*Supplied material*.
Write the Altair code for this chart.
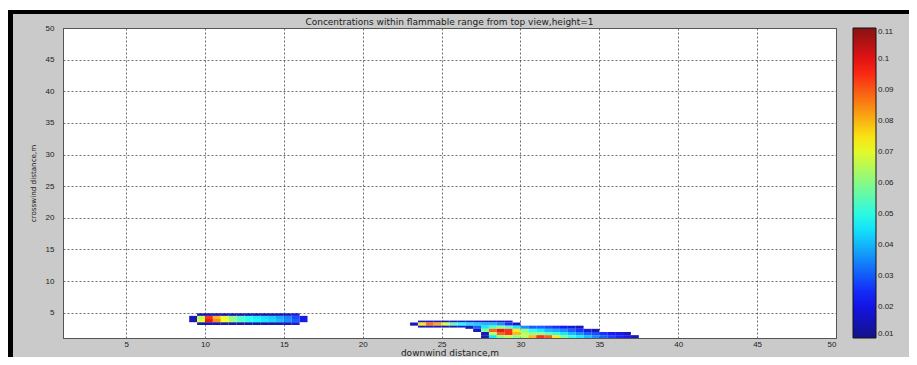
import altair as alt
import pandas as pd

# ---- data: concentration cells (x start, y range, values along x, cell width 0.5 m) ----
cell_w = 0.5

# plume 1 (around x 9-16.5, y ~4)
p1_y = [3.05, 3.5, 4.0, 4.5]
p1_y2 = [3.5, 4.0, 4.5, 4.9]
p1_x0 = [9.5, 9.0, 9.0, 9.5]
p1_vals = [
    [0.014, 0.014, 0.014, 0.014, 0.014, 0.014, 0.014, 0.014, 0.014, 0.014, 0.014, 0.016, 0.018],
    [0.015, 0.07, 0.1, 0.085, 0.072, 0.062, 0.055, 0.05, 0.047, 0.045, 0.043, 0.04, 0.035, 0.03, 0.02],
    [0.015, 0.065, 0.095, 0.08, 0.07, 0.06, 0.053, 0.049, 0.046, 0.044, 0.042, 0.038, 0.034, 0.028, 0.02],
    [0.014, 0.014, 0.014, 0.014, 0.014, 0.014, 0.014, 0.014, 0.014, 0.014, 0.014, 0.016, 0.018],
]

# plume 2 (around x 23-37.5, y 1-3.7)
p2_y = [3.45, 2.95, 2.65, 2.45, 1.95, 1.45, 1.0]
p2_y2 = [3.75, 3.45, 2.95, 2.95, 2.45, 1.95, 1.45]
p2_x0 = [23.5, 23.0, 23.5, 26.5, 27.0, 27.5, 27.5]
p2_vals = [
    [0.015, 0.015, 0.015, 0.015, 0.015, 0.015, 0.015, 0.015, 0.015, 0.015, 0.015, 0.015],
    [0.015, 0.075, 0.088, 0.082, 0.068, 0.055, 0.048, 0.044, 0.042, 0.04, 0.04, 0.035, 0.025, 0.015],
    [0.015, 0.015, 0.015, 0.015, 0.015, 0.018],
    [0.015, 0.03, 0.045, 0.055, 0.06, 0.055, 0.045, 0.035, 0.03, 0.03, 0.028, 0.025, 0.022, 0.018, 0.015],
    [0.015, 0.06, 0.09, 0.1, 0.095, 0.075, 0.06, 0.05, 0.045, 0.04, 0.038, 0.035, 0.03, 0.025, 0.02, 0.015],
    [0.015, 0.065, 0.09, 0.095, 0.08, 0.065, 0.06, 0.06, 0.055, 0.05, 0.045, 0.04, 0.035, 0.03, 0.028, 0.025, 0.022, 0.02, 0.015],
    [0.015, 0.045, 0.06, 0.065, 0.06, 0.065, 0.08, 0.095, 0.09, 0.075, 0.06, 0.05, 0.045, 0.04, 0.035, 0.03, 0.027, 0.024, 0.02, 0.015],
]

x_ticks = [5, 10, 15, 20, 25, 30, 35, 40, 45, 50]
y_ticks = [5, 10, 15, 20, 25, 30, 35, 40, 45, 50]
cbar_ticks = [0.01, 0.02, 0.03, 0.04, 0.05, 0.06, 0.07, 0.08, 0.09, 0.1, 0.11]

jet_domain = [0.01, 0.0225, 0.0475, 0.0725, 0.0975, 0.11]
jet_range = ["#000080", "#0000ff", "#00ffff", "#ffff00", "#ff0000", "#800000"]

title_text = "Concentrations within flammable range from top view,height=1"

rows = []
for ys, y2s, x0s, vals in [(p1_y, p1_y2, p1_x0, p1_vals), (p2_y, p2_y2, p2_x0, p2_vals)]:
    for y, y2, x0, vs in zip(ys, y2s, x0s, vals):
        for i, v in enumerate(vs):
            rows.append({"x": x0 + i * cell_w, "x2": x0 + (i + 1) * cell_w, "y": y, "y2": y2, "c": v})
df = pd.DataFrame(rows)

FONT = "Liberation Sans"
WIDE = "DejaVu Sans"
W, H = 773, 310
PT, PL, PR, PB = 20, 55, 73, 19

heat = alt.Chart(df).mark_rect(opacity=0.9).encode(
    x=alt.X("x:Q", scale=alt.Scale(domain=[1, 50], nice=False, zero=False),
            axis=alt.Axis(values=x_ticks, title="downwind distance,m", grid=True,
                          gridDash=[2, 2], gridColor="#555", gridOpacity=0.85,
                          ticks=False, tickSize=0, labelPadding=2, titlePadding=0,
                          labelFontSize=8, titleFontSize=9, labelFont=FONT, titleFont=WIDE,
                          titleFontWeight="normal", labelColor="#222", titleColor="#222",
                          domainColor="#555")),
    x2="x2:Q",
    y=alt.Y("y:Q", scale=alt.Scale(domain=[1, 50], nice=False, zero=False),
            axis=alt.Axis(values=y_ticks, title="crosswind distance,m", grid=True,
                          gridDash=[2, 2], gridColor="#555", gridOpacity=0.85,
                          ticks=False, tickSize=0, labelPadding=9, titlePadding=8,
                          labelFontSize=8, titleFontSize=7.2, labelFont=FONT, titleFont=WIDE,
                          titleFontWeight="normal", labelColor="#222", titleColor="#222",
                          domainColor="#555")),
    y2="y2:Q",
    color=alt.Color("c:Q",
                    scale=alt.Scale(domain=jet_domain, range=jet_range, interpolate="rgb"),
                    legend=alt.Legend(orient="none", legendX=790, legendY=0, title=None,
                                      direction="vertical", gradientLength=H,
                                      gradientThickness=23, values=cbar_ticks, format=".2~f",
                                      labelFontSize=8, labelFont=FONT, labelColor="#222",
                                      labelOffset=2, labelOverlap=False, labelLimit=60,
                                      gradientStrokeColor="#000", gradientStrokeWidth=1,
                                      padding=0)),
)

deco_src = pd.DataFrame({"k": [0]})
top_band = alt.Chart(deco_src).mark_rect(color="#000").encode(
    x=alt.value(-PL), x2=alt.value(W + PR), y=alt.value(-PT + 2), y2=alt.value(-PT + 6))
left_band = alt.Chart(deco_src).mark_rect(color="#000").encode(
    x=alt.value(-PL), x2=alt.value(-PL + 5), y=alt.value(-PT + 2), y2=alt.value(H + PB))
white_top = alt.Chart(deco_src).mark_rect(color="#fff").encode(
    x=alt.value(-PL), x2=alt.value(W + PR), y=alt.value(-PT), y2=alt.value(-PT + 2))
title_mark = alt.Chart(deco_src).mark_text(
    font=WIDE, fontSize=9, color="#222", align="center", baseline="middle").encode(
    x=alt.value(W / 2), y=alt.value(-6), text=alt.value(title_text))

chart = alt.layer(white_top, top_band, left_band, title_mark, heat).properties(
    width=W, height=H,
    background="#cacaca",
    padding={"left": PL, "top": PT, "right": PR, "bottom": PB},
    autosize=alt.AutoSizeParams(type="none"),
).configure_view(stroke="#555", strokeWidth=1, fill="white")

chart.save("out.html", embed_options={"renderer": "svg", "actions": False})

*Exercise objective*.
Reproduce every line above as written, skipping pictures.

*Response to the task*.
Write the Altair code for this chart.
import altair as alt
import pandas as pd

# ---- data: concentration cells (x start, y range, values along x, cell width 0.5 m) ----
cell_w = 0.5

# plume 1 (around x 9-16.5, y ~4)
p1_y = [3.05, 3.5, 4.0, 4.5]
p1_y2 = [3.5, 4.0, 4.5, 4.9]
p1_x0 = [9.5, 9.0, 9.0, 9.5]
p1_vals = [
    [0.014, 0.014, 0.014, 0.014, 0.014, 0.014, 0.014, 0.014, 0.014, 0.014, 0.014, 0.016, 0.018],
    [0.015, 0.07, 0.1, 0.085, 0.072, 0.062, 0.055, 0.05, 0.047, 0.045, 0.043, 0.04, 0.035, 0.03, 0.02],
    [0.015, 0.065, 0.095, 0.08, 0.07, 0.06, 0.053, 0.049, 0.046, 0.044, 0.042, 0.038, 0.034, 0.028, 0.02],
    [0.014, 0.014, 0.014, 0.014, 0.014, 0.014, 0.014, 0.014, 0.014, 0.014, 0.014, 0.016, 0.018],
]

# plume 2 (around x 23-37.5, y 1-3.7)
p2_y = [3.45, 2.95, 2.65, 2.45, 1.95, 1.45, 1.0]
p2_y2 = [3.75, 3.45, 2.95, 2.95, 2.45, 1.95, 1.45]
p2_x0 = [23.5, 23.0, 23.5, 26.5, 27.0, 27.5, 27.5]
p2_vals = [
    [0.015, 0.015, 0.015, 0.015, 0.015, 0.015, 0.015, 0.015, 0.015, 0.015, 0.015, 0.015],
    [0.015, 0.075, 0.088, 0.082, 0.068, 0.055, 0.048, 0.044, 0.042, 0.04, 0.04, 0.035, 0.025, 0.015],
    [0.015, 0.015, 0.015, 0.015, 0.015, 0.018],
    [0.015, 0.03, 0.045, 0.055, 0.06, 0.055, 0.045, 0.035, 0.03, 0.03, 0.028, 0.025, 0.022, 0.018, 0.015],
    [0.015, 0.06, 0.09, 0.1, 0.095, 0.075, 0.06, 0.05, 0.045, 0.04, 0.038, 0.035, 0.03, 0.025, 0.02, 0.015],
    [0.015, 0.065, 0.09, 0.095, 0.08, 0.065, 0.06, 0.06, 0.055, 0.05, 0.045, 0.04, 0.035, 0.03, 0.028, 0.025, 0.022, 0.02, 0.015],
    [0.015, 0.045, 0.06, 0.065, 0.06, 0.065, 0.08, 0.095, 0.09, 0.075, 0.06, 0.05, 0.045, 0.04, 0.035, 0.03, 0.027, 0.024, 0.02, 0.015],
]

x_ticks = [5, 10, 15, 20, 25, 30, 35, 40, 45, 50]
y_ticks = [5, 10, 15, 20, 25, 30, 35, 40, 45, 50]
cbar_ticks = [0.01, 0.02, 0.03, 0.04, 0.05, 0.06, 0.07, 0.08, 0.09, 0.1, 0.11]

jet_domain = [0.01, 0.0225, 0.0475, 0.0725, 0.0975, 0.11]
jet_range = ["#000080", "#0000ff", "#00ffff", "#ffff00", "#ff0000", "#800000"]

title_text = "Concentrations within flammable range from top view,height=1"

rows = []
for ys, y2s, x0s, vals in [(p1_y, p1_y2, p1_x0, p1_vals), (p2_y, p2_y2, p2_x0, p2_vals)]:
    for y, y2, x0, vs in zip(ys, y2s, x0s, vals):
        for i, v in enumerate(vs):
            rows.append({"x": x0 + i * cell_w, "x2": x0 + (i + 1) * cell_w, "y": y, "y2": y2, "c": v})
df = pd.DataFrame(rows)

FONT = "Liberation Sans"
WIDE = "DejaVu Sans"
W, H = 773, 310
PT, PL, PR, PB = 20, 55, 73, 19

heat = alt.Chart(df).mark_rect(opacity=0.9).encode(
    x=alt.X("x:Q", scale=alt.Scale(domain=[1, 50], nice=False, zero=False),
            axis=alt.Axis(values=x_ticks, title="downwind distance,m", grid=True,
                          gridDash=[2, 2], gridColor="#555", gridOpacity=0.85,
                          ticks=False, tickSize=0, labelPadding=2, titlePadding=0,
                          labelFontSize=8, titleFontSize=9, labelFont=FONT, titleFont=WIDE,
                          titleFontWeight="normal", labelColor="#222", titleColor="#222",
                          domainColor="#555")),
    x2="x2:Q",
    y=alt.Y("y:Q", scale=alt.Scale(domain=[1, 50], nice=False, zero=False),
            axis=alt.Axis(values=y_ticks, title="crosswind distance,m", grid=True,
                          gridDash=[2, 2], gridColor="#555", gridOpacity=0.85,
                          ticks=False, tickSize=0, labelPadding=9, titlePadding=8,
                          labelFontSize=8, titleFontSize=7.2, labelFont=FONT, titleFont=WIDE,
                          titleFontWeight="normal", labelColor="#222", titleColor="#222",
                          domainColor="#555")),
    y2="y2:Q",
    color=alt.Color("c:Q",
                    scale=alt.Scale(domain=jet_domain, range=jet_range, interpolate="rgb"),
                    legend=alt.Legend(orient="none", legendX=790, legendY=0, title=None,
                                      direction="vertical", gradientLength=H,
                                      gradientThickness=23, values=cbar_ticks, format=".2~f",
                                      labelFontSize=8, labelFont=FONT, labelColor="#222",
                                      labelOffset=2, labelOverlap=False, labelLimit=60,
                                      gradientStrokeColor="#000", gradientStrokeWidth=1,
                                      padding=0)),
)

deco_src = pd.DataFrame({"k": [0]})
top_band = alt.Chart(deco_src).mark_rect(color="#000").encode(
    x=alt.value(-PL), x2=alt.value(W + PR), y=alt.value(-PT + 2), y2=alt.value(-PT + 6))
left_band = alt.Chart(deco_src).mark_rect(color="#000").encode(
    x=alt.value(-PL), x2=alt.value(-PL + 5), y=alt.value(-PT + 2), y2=alt.value(H + PB))
white_top = alt.Chart(deco_src).mark_rect(color="#fff").encode(
    x=alt.value(-PL), x2=alt.value(W + PR), y=alt.value(-PT), y2=alt.value(-PT + 2))
title_mark = alt.Chart(deco_src).mark_text(
    font=WIDE, fontSize=9, color="#222", align="center", baseline="middle").encode(
    x=alt.value(W / 2), y=alt.value(-6), text=alt.value(title_text))

chart = alt.layer(white_top, top_band, left_band, title_mark, heat).properties(
    width=W, height=H,
    background="#cacaca",
    padding={"left": PL, "top": PT, "right": PR, "bottom": PB},
    autosize=alt.AutoSizeParams(type="none"),
).configure_view(stroke="#555", strokeWidth=1, fill="white")

chart.save("out.html", embed_options={"renderer": "svg", "actions": False})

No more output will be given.